### Task to complete:
Skip all pictures, then copy the lines from the start of the data through the line with "import * as", keeping both ends.
┌─ Supplied material
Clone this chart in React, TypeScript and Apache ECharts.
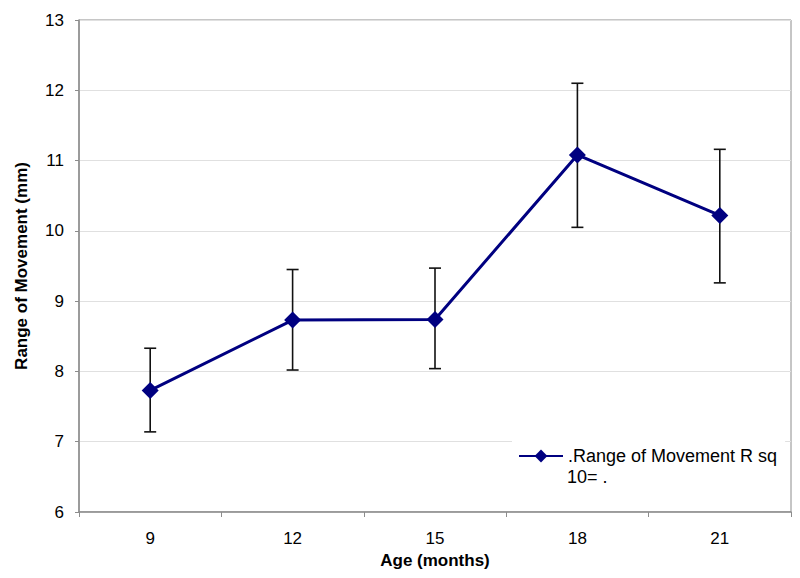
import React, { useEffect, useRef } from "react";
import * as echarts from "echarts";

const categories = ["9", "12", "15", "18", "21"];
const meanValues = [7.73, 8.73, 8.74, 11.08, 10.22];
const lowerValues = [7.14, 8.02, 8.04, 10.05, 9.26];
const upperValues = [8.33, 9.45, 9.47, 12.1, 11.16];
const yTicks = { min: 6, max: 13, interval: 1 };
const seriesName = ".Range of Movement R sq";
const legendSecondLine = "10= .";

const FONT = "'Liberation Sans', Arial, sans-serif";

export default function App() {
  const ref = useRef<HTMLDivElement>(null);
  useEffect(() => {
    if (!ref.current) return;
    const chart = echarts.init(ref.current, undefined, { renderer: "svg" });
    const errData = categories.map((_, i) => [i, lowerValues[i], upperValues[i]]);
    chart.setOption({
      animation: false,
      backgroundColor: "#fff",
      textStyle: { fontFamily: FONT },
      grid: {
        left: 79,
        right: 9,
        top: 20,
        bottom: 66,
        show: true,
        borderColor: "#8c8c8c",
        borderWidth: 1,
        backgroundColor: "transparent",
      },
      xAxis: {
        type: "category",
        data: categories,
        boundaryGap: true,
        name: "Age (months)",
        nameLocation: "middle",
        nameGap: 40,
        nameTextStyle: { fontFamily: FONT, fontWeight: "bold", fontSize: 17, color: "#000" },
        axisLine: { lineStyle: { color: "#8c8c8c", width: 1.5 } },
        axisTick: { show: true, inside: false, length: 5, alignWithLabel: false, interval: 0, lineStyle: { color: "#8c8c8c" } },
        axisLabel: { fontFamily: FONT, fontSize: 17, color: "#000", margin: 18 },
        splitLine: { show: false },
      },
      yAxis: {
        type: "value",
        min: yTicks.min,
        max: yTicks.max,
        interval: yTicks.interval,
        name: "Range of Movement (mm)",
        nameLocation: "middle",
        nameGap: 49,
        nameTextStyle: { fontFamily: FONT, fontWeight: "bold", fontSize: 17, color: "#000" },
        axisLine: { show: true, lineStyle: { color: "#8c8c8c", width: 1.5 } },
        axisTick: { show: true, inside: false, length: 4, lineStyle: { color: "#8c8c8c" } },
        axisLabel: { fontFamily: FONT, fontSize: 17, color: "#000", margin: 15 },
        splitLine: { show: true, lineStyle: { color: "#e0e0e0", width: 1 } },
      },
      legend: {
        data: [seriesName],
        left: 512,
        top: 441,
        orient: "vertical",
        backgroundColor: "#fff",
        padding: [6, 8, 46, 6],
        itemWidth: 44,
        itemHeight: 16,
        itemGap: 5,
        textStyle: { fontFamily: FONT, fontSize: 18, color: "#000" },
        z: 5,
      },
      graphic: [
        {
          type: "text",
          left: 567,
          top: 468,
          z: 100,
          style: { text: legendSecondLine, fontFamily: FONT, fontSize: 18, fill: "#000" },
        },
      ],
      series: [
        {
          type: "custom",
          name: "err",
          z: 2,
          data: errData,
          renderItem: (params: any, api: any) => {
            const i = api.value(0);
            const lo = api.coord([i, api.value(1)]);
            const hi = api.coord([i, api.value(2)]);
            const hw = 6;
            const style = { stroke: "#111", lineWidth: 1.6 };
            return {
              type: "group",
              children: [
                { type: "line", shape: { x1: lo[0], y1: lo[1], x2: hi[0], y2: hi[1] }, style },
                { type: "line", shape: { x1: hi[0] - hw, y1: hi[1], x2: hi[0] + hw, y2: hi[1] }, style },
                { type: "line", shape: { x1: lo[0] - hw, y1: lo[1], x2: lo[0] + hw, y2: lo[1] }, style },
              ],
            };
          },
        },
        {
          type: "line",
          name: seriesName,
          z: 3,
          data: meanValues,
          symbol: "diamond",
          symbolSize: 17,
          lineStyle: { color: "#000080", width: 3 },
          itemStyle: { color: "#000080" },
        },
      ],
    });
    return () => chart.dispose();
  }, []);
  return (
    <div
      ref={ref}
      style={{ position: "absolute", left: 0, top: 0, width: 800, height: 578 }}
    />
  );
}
└─
### Exercise output:
Clone this chart in React, TypeScript and Apache ECharts.
import React, { useEffect, useRef } from "react";
import * as echarts from "echarts";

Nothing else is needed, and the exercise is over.